Car Patrimoine canadien, qui est présentement responsable de l’application de la Loi, n’a pas de pouvoir contraignant sur les autres ministères, rappelle Gaël Corbineau de la FFTNL. «Il essaie de les convaincre, de les sensibiliser, mais il ne peut pas les obliger. Et ça, c’est un vrai problème, parce que la Loi mentionne que le mandat des langues officielles peut être exercé par le Conseil du trésor, donc plus haut dans l’organigramme.»
Pour la directrice générale de l’Association franco-yukonaise (AFY), Isabelle Salesse, ce mécanisme d’imputabilité s’avère essentiel, car présentement les francophones sont contraints d’aller en cour pour faire valoir leur cas. «On ne peut pas passer notre vie en cour, ça coute extrêmement cher, c’est extrêmement demandant, c’est beaucoup d’énergie, beaucoup de stress pour les individus», déplore-t-elle.
Plus de reddition de comptes des provinces
Gaël Corbineau mentionne aussi qu’il est essentiel d’inclure des protections pour les minorités linguistiques dans les ententes entre le gouvernement fédéral et les gouvernements provinciaux.
«Les processus de reddition de compte, dans les ententes actuelles, sont d’une opacité incroyable! Nous, on le vit particulièrement dans le domaine de l’éducation. Les transferts fédéraux en éducation dans le domaine de la langue seconde posent de vrais problèmes de reddition de comptes, de transparence. Qu’est-ce qui est fait de cet argent? À Terre-Neuve en particulier, ce n’est vraiment pas transparent.»
Pour le coordonnateur des relations gouvernementales et de la recherche à la Fédération des francophones de la Colombie-Britannique (FFCB), Christian Deron, ce type de clauses linguistiques est essentiel «parce qu’à chaque fois qu’un service est transféré du fédéral au provincial, la province n’en a cure [d’offrir des services en français]».
Il donne l’exemple des centres de service d’emploi, dont la gestion a été transférée du gouvernement fédéral à la province. La province, se voyant dans l’obligation d’offrir le service aux plus bas soumissionnaires, a accepté des propositions qui offraient le service en français avec Google Translate «parce que l’entente avec le fédéral stipulait que le service devait être offert en français, mais ne stipulait pas comment il devrait être offert», dénonce Christian Deron.
«Donc, on conforte les provinces un peu amorphes comme la nôtre de toujours aller au service minimum», ajoute le coordonnateur de la FFCB, sous prétexte qu’avoir un lien vers une traduction Google serait déjà mieux que rien.

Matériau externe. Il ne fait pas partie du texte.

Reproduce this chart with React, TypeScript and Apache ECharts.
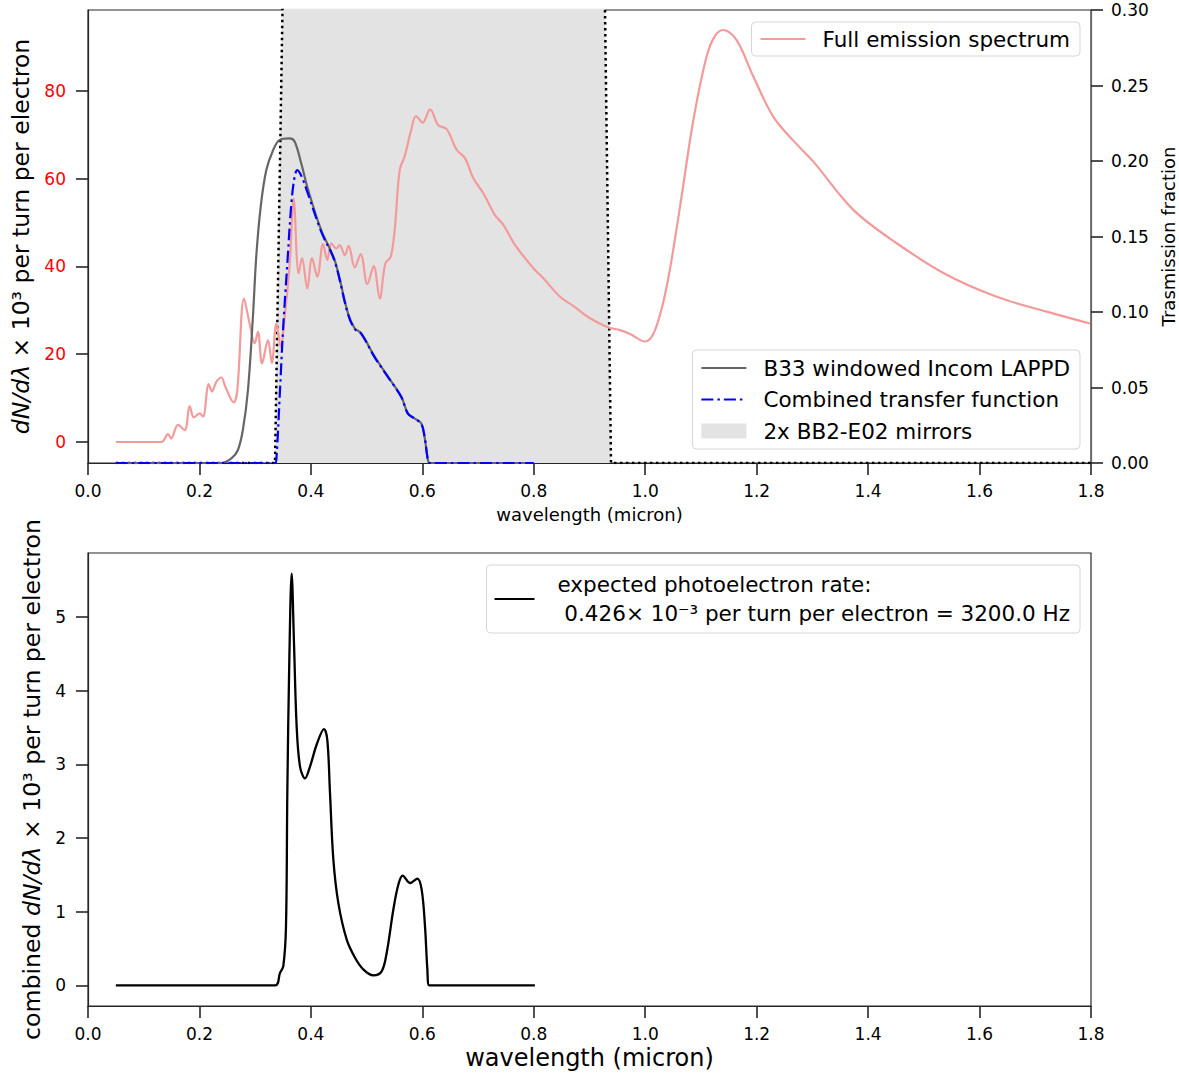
import React, { useEffect, useRef } from 'react';
import * as echarts from 'echarts';

const FONT = 'DejaVu Sans';

// ---------- data ----------
const wavelengthTicks = [0, 0.2, 0.4, 0.6, 0.8, 1.0, 1.2, 1.4, 1.6, 1.8];
const emissionTicks = [0, 20, 40, 60, 80];
const rateTicks = [0, 1, 2, 3, 4, 5];

const emissionName = 'Full emission spectrum';
const b33Name = 'B33 windowed Incom LAPPD';
const combinedName = 'Combined transfer function';
const mirrorName = '2x BB2-E02 mirrors';
const rateName = 'expected photoelectron rate:\n 0.426× 10⁻³ per turn per electron = 3200.0 Hz';

// Full emission spectrum (left axis, dN/dλ ×10³)
const emissionSpectrum: [number, number][] = [
  [0.05, 0], [0.1316, 0], [0.1436, 1.8], [0.149, 0.8], [0.1615, 3.9], [0.1735, 2.7],
  [0.1825, 8.2], [0.19, 5.6], [0.2004, 6.5], [0.2064, 5.8], [0.2166, 13.2], [0.2225, 11.5],
  [0.2303, 13.7], [0.2393, 14.7], [0.2465, 12.6], [0.2614, 9.0], [0.268, 11.9], [0.28, 32.7],
  [0.29, 27.0], [0.299, 22.5], [0.305, 25.1], [0.3123, 17.9], [0.323, 23.2], [0.33, 18.0],
  [0.338, 27.0], [0.3458, 21.7], [0.353, 28.6], [0.362, 40.7], [0.369, 55.5], [0.378, 38.4],
  [0.384, 41.9], [0.3936, 35.0], [0.402, 41.9], [0.4115, 37.7], [0.4218, 45.1], [0.4295, 41.5],
  [0.4367, 45.3], [0.4457, 44.1], [0.4517, 44.9], [0.4607, 42.6], [0.4678, 44.7], [0.4786, 39.8],
  [0.4894, 42.8], [0.5013, 36.0], [0.5127, 40.1], [0.5235, 32.7], [0.5336, 40.7], [0.5432, 42.2],
  [0.5504, 48.3], [0.5594, 62.0], [0.568, 65.0], [0.58, 71.1], [0.5887, 74.3], [0.6006, 72.8],
  [0.6138, 75.8], [0.6287, 72.2], [0.6437, 71.3], [0.6617, 66.6], [0.6766, 64.7], [0.6915, 60.1],
  [0.7095, 56.7], [0.7304, 51.7], [0.7454, 49.5], [0.7663, 44.9], [0.7993, 39.6], [0.8172, 37.3],
  [0.8471, 33.1], [0.871, 31.0], [0.901, 28.2], [0.9338, 26.1], [0.9548, 25.5], [0.9727, 24.6],
  [0.9996, 22.9], [1.0176, 25.5], [1.0385, 35.4], [1.0624, 53.6], [1.0864, 73.4], [1.11, 87.8],
  [1.125, 92.5], [1.14, 93.9], [1.164, 91.6], [1.194, 83.3], [1.23, 74.1], [1.265, 68.8],
  [1.3017, 63.9], [1.3735, 52.9], [1.4513, 45.3], [1.541, 38.1], [1.6308, 33.1], [1.7205, 29.7],
  [1.798, 27.0],
];

// B33 windowed Incom LAPPD (right axis, transmission fraction)
const b33Transmission: [number, number][] = [
  [0.05, 0], [0.239, 0], [0.2573, 0.003], [0.269, 0.0086], [0.278, 0.022], [0.287, 0.048],
  [0.296, 0.097], [0.302, 0.137], [0.31, 0.17], [0.32, 0.194], [0.332, 0.207], [0.344, 0.214],
  [0.362, 0.215], [0.371, 0.2128], [0.383, 0.198], [0.395, 0.181], [0.4187, 0.154],
  [0.4427, 0.1344], [0.4666, 0.0991], [0.4786, 0.0892], [0.4905, 0.0859], [0.5145, 0.0704],
  [0.5384, 0.0572], [0.5623, 0.0439], [0.574, 0.0329], [0.586, 0.0296], [0.598, 0.0263],
  [0.604, 0.0174], [0.61, 0.002], [0.613, 0], [0.8, 0],
];

// Combined transfer function (right axis)
const combinedTransfer: [number, number][] = [
  [0.05, 0], [0.3356, 0], [0.338, 0.002], [0.344, 0.044], [0.35, 0.088], [0.3577, 0.132],
  [0.365, 0.172], [0.371, 0.19], [0.3756, 0.194], [0.383, 0.19], [0.395, 0.178],
  [0.4187, 0.153], [0.4427, 0.1335], [0.4666, 0.0985], [0.4786, 0.0888], [0.4905, 0.0855],
  [0.5145, 0.07], [0.5384, 0.0569], [0.5623, 0.0437], [0.574, 0.0327], [0.586, 0.0294],
  [0.598, 0.0261], [0.604, 0.0173], [0.61, 0.002], [0.613, 0], [0.8, 0],
];

// 2x BB2-E02 mirrors (right axis, clipped above 0.30)
const mirrorTransmission: [number, number][] = [
  [0.05, 0], [0.3356, 0], [0.3794, 0.98], [0.9034, 0.98], [0.9386, 0], [1.8, 0],
];

// combined photoelectron spectrum (bottom panel)
const photoelectronRate: [number, number][] = [
  [0.05, 0], [0.3356, 0], [0.3446, 0.17], [0.3505, 0.26], [0.3553, 0.8], [0.3577, 2.61],
  [0.3613, 4.42], [0.3655, 5.59], [0.3697, 4.64], [0.3745, 3.51], [0.3805, 2.97], [0.3894, 2.81],
  [0.3984, 2.97], [0.4104, 3.27], [0.4235, 3.48], [0.4295, 3.33], [0.4343, 2.61], [0.4403, 1.71],
  [0.4492, 1.12], [0.4643, 0.62], [0.4792, 0.375], [0.494, 0.217], [0.512, 0.135], [0.527, 0.19],
  [0.536, 0.44], [0.548, 1.03], [0.557, 1.37], [0.5648, 1.49], [0.5779, 1.39], [0.591, 1.45],
  [0.5988, 1.3], [0.6048, 0.8], [0.609, 0.22], [0.6125, 0], [0.802, 0],
];

// ---------- styling helpers ----------
const AX = '#262626';
const tickStyle = { show: true, inside: false, length: 12, lineStyle: { color: AX, width: 1.6 } };
const lineAx = { show: true, onZero: false, lineStyle: { color: AX, width: 1.2 } };
const labelBase = { fontFamily: FONT, fontSize: 17, color: '#000' };
const legendBox = {
  orient: 'vertical',
  right: 99,
  backgroundColor: 'rgba(255,255,255,0.85)',
  borderColor: '#d6d6d6',
  borderWidth: 1,
  borderRadius: 4,
};
const hiddenSymbol = { opacity: 0 };

export default function App() {
  const ref = useRef<HTMLDivElement>(null);

  useEffect(() => {
    if (!ref.current) return;
    const chart = echarts.init(ref.current, null, { renderer: 'svg' });

    const xAxisCommon = (gridIndex: number, nameSize: number, gap: number) => ({
      type: 'value',
      gridIndex,
      min: 0,
      max: 1.8,
      interval: 0.2,
      name: 'wavelength (micron)',
      nameLocation: 'middle',
      nameGap: gap,
      nameTextStyle: { fontFamily: FONT, fontSize: nameSize, color: '#000' },
      axisLine: lineAx,
      axisTick: tickStyle,
      splitLine: { show: false },
      axisLabel: {
        ...labelBase,
        margin: 19,
        customValues: wavelengthTicks,
        formatter: (v: number) => v.toFixed(1),
      },
    });

    const gridBase = {
      left: 88, right: 88, height: 453, show: true, borderColor: AX, borderWidth: 1.2,
      backgroundColor: 'transparent', containLabel: false, outerBoundsMode: 'none',
    };

    const option: any = {
      animation: false,
      backgroundColor: '#fff',
      grid: [
        { ...gridBase, top: 10 },
        { ...gridBase, top: 553 },
      ],
      xAxis: [xAxisCommon(0, 18, 42), xAxisCommon(1, 24, 40)],
      yAxis: [
        {
          type: 'value',
          gridIndex: 0,
          position: 'left',
          min: -4.79,
          max: 98.46,
          name: '{i|dN/dλ} × 10³ per turn per electron',
          nameLocation: 'middle',
          nameRotate: 90,
          nameGap: 54,
          nameTextStyle: {
            fontFamily: FONT, fontSize: 23.5, color: '#000',
            rich: { i: { fontFamily: FONT, fontSize: 23.5, fontStyle: 'italic', color: '#000' } },
          },
          axisLine: lineAx,
          axisTick: { ...tickStyle, customValues: emissionTicks },
          splitLine: { show: false },
          axisLabel: { ...labelBase, color: '#ff0000', margin: 22, customValues: emissionTicks },
        },
        {
          type: 'value',
          gridIndex: 0,
          position: 'right',
          min: 0,
          max: 0.3,
          interval: 0.05,
          name: 'Trasmission fraction',
          nameLocation: 'middle',
          nameRotate: 90,
          nameGap: 57,
          nameTextStyle: { fontFamily: FONT, fontSize: 18, color: '#000' },
          axisLine: { show: true, onZero: false, lineStyle: { color: '#666', width: 1.2 } },
          axisTick: tickStyle,
          splitLine: { show: false },
          axisLabel: { ...labelBase, margin: 20, formatter: (v: number) => v.toFixed(2) },
        },
        {
          type: 'value',
          gridIndex: 1,
          position: 'left',
          min: -0.28,
          max: 5.87,
          name: 'combined {i|dN/dλ} × 10³ per turn per electron',
          nameLocation: 'middle',
          nameRotate: 90,
          nameGap: 40,
          nameTextStyle: {
            fontFamily: FONT, fontSize: 23.6, color: '#000',
            rich: { i: { fontFamily: FONT, fontSize: 23.6, fontStyle: 'italic', color: '#000' } },
          },
          axisLine: lineAx,
          axisTick: { ...tickStyle, customValues: rateTicks },
          splitLine: { show: false },
          axisLabel: { ...labelBase, margin: 22, customValues: rateTicks },
        },
      ],
      legend: [
        {
          ...legendBox,
          data: [{ name: emissionName, itemStyle: hiddenSymbol }],
          top: 22,
          itemWidth: 45,
          itemHeight: 14,
          padding: [6, 10, 6, 8],
          textStyle: { fontFamily: FONT, fontSize: 21.5, color: '#000', padding: [0, 0, 0, 12] },
        },
        {
          ...legendBox,
          data: [
            { name: b33Name, itemStyle: hiddenSymbol },
            { name: combinedName, itemStyle: hiddenSymbol },
            { name: mirrorName, icon: 'rect', itemStyle: { color: '#e3e3e3', borderWidth: 0, opacity: 1 } },
          ],
          top: 350,
          itemGap: 9.5,
          itemWidth: 45,
          itemHeight: 15,
          padding: [7, 10, 7, 8],
          textStyle: { fontFamily: FONT, fontSize: 21.5, color: '#000', padding: [0, 0, 0, 12] },
        },
        {
          ...legendBox,
          data: [{ name: rateName, itemStyle: hiddenSymbol }],
          top: 565,
          itemWidth: 40,
          itemHeight: 14,
          padding: [5, 10, 5, 7],
          textStyle: { fontFamily: FONT, fontSize: 21.5, color: '#000', lineHeight: 29, padding: [0, 0, 0, 18] },
        },
      ],
      series: [
        {
          name: mirrorName,
          type: 'line',
          xAxisIndex: 0,
          yAxisIndex: 1,
          data: mirrorTransmission,
          symbol: 'none',
          clip: true,
          z: 1,
          color: '#e3e3e3',
          lineStyle: { color: '#000', width: 2.5, type: [2.5, 3.5] },
          areaStyle: { color: '#e3e3e3', opacity: 1 },
        },
        {
          name: emissionName,
          type: 'line',
          xAxisIndex: 0,
          yAxisIndex: 0,
          data: emissionSpectrum,
          symbol: 'none',
          smooth: 0.35,
          z: 2,
          color: '#f39a9a',
          lineStyle: { color: '#f39a9a', width: 2.2 },
        },
        {
          name: b33Name,
          type: 'line',
          xAxisIndex: 0,
          yAxisIndex: 1,
          data: b33Transmission,
          symbol: 'none',
          smooth: 0.35,
          z: 3,
          color: '#666666',
          lineStyle: { color: '#666666', width: 2.2 },
        },
        {
          name: combinedName,
          type: 'line',
          xAxisIndex: 0,
          yAxisIndex: 1,
          data: combinedTransfer,
          symbol: 'none',
          smooth: 0.35,
          z: 4,
          color: '#0000ff',
          lineStyle: { color: '#0000ff', width: 2.2, type: [12, 4, 2.5, 4] },
        },
        {
          name: rateName,
          type: 'line',
          xAxisIndex: 1,
          yAxisIndex: 2,
          data: photoelectronRate,
          symbol: 'none',
          smooth: 0.35,
          z: 3,
          color: '#000',
          lineStyle: { color: '#000', width: 2.3 },
        },
      ],
    };

    chart.setOption(option);
    return () => chart.dispose();
  }, []);

  return (
    <div
      ref={ref}
      style={{ position: 'absolute', left: 0, top: 0, width: 1179, height: 1076, background: '#fff' }}
    />
  );
}
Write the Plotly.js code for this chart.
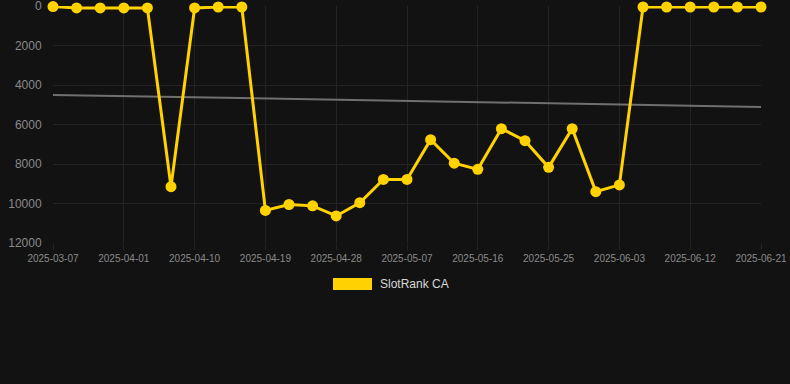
<!DOCTYPE html>
<html>
<head>
<meta charset="utf-8">
<script src="https://cdn.plot.ly/plotly-3.0.1.min.js"></script>
<style>
html,body{margin:0;padding:0;background:#121212;}
#chart{width:790px;height:384px;}
</style>
</head>
<body>
<div id="chart"></div>
<script>
const dates = ["2025-03-07","2025-03-26","2025-03-29","2025-04-01","2025-04-04","2025-04-07","2025-04-10","2025-04-13","2025-04-16","2025-04-19","2025-04-22","2025-04-25","2025-04-28","2025-05-01","2025-05-04","2025-05-07","2025-05-10","2025-05-13","2025-05-16","2025-05-19","2025-05-22","2025-05-25","2025-05-28","2025-05-31","2025-06-03","2025-06-06","2025-06-09","2025-06-12","2025-06-15","2025-06-18","2025-06-21"];
const rank = [30,100,100,100,100,9150,100,50,50,10350,10050,10120,10630,9960,8780,8780,6770,7960,8270,6210,6820,8170,6210,9400,9060,50,50,50,50,50,50];
const trendDates = ["2025-03-07","2025-06-21"];
const trendValues = [4500,5110];
const tickLabels = dates.filter((d,i)=>i%3===0);
const seriesName = "SlotRank CA";
const yTicks = [0,2000,4000,6000,8000,10000,12000];

const gold = "#FFD200";
const grid = "#232323";

const traces = [
  {x: trendDates, y: trendValues, type:"scatter", mode:"lines",
   line:{color:"#707070", width:2}, hoverinfo:"skip", showlegend:false},
  {x: dates, y: rank, type:"scatter", mode:"lines+markers", name: seriesName, cliponaxis:false,
   line:{color:gold, width:3}, marker:{color:gold, size:11}, showlegend:false}
];

const layout = {
  width:790, height:384,
  paper_bgcolor:"#121212", plot_bgcolor:"#121212",
  margin:{l:53, r:29, t:6, b:141},
  font:{family:"Liberation Sans, Arial, sans-serif", color:"#8a8a8a"},
  showlegend:false,
  xaxis:{type:"category", categoryorder:"array", categoryarray:dates,
    range:[0, dates.length-1], tickmode:"array", tickvals:tickLabels, ticktext:tickLabels,
    showgrid:true, gridcolor:grid, gridwidth:1, zeroline:false, showline:false,
    ticks:"outside", ticklen:6, tickcolor:grid, tickangle:0, ticklabeloverflow:"allow",
    tickfont:{size:10, color:"#8a8a8a"}, fixedrange:true},
  yaxis:{range:[12000,0], tickmode:"array", tickvals:yTicks, ticktext:yTicks.map(String),
    showgrid:true, gridcolor:grid, gridwidth:1, zeroline:false, showline:false,
    ticks:"outside", ticklen:8, tickcolor:"rgba(0,0,0,0)", ticklabeloverflow:"allow",
    tickfont:{size:12, color:"#8a8a8a"}, fixedrange:true},
  shapes:[{type:"rect", xref:"paper", yref:"paper",
    x0:(333-53)/708, x1:(372-53)/708, y0:-(278-243)/237, y1:-(290-243)/237,
    fillcolor:gold, line:{width:0}}],
  annotations:[{text:seriesName, xref:"paper", yref:"paper",
    x:(378-53)/708, y:-(284-243)/237, xanchor:"left", yanchor:"middle",
    showarrow:false, font:{size:12, color:"#d8d8d8"}}]
};

Plotly.newPlot("chart", traces, layout, {displayModeBar:false, staticPlot:true});
</script>
</body>
</html>
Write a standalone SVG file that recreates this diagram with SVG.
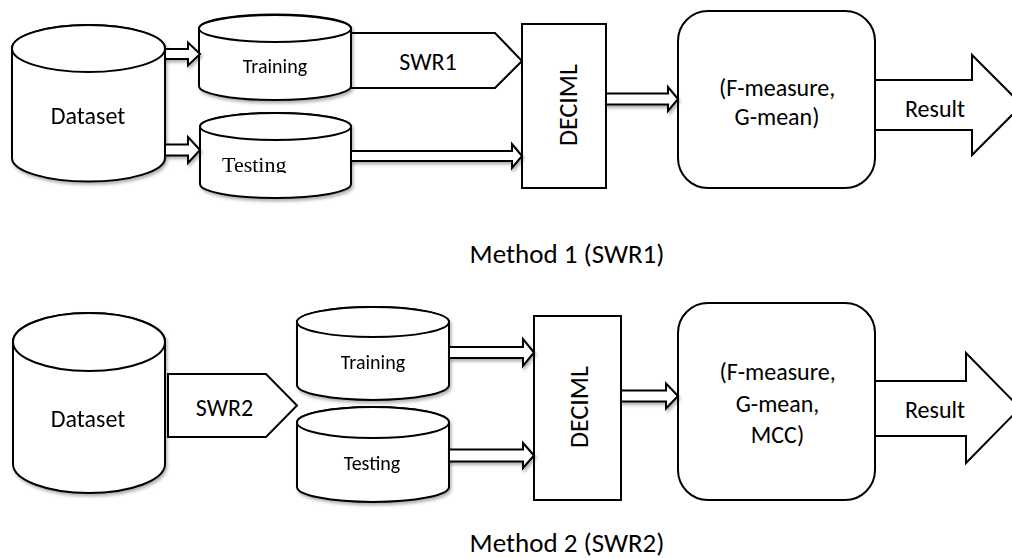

Le dossier de la modernisation de la Loi sur les langues officielles est étudié depuis longtemps par le gouvernement ainsi que par les divers organismes liés à la francophonie canadienne. Si la pandémie peut avoir chamboulé l’échéancier prévu, les intervenants s’entendent pour dire que le gouvernement a tout en main pour procéder.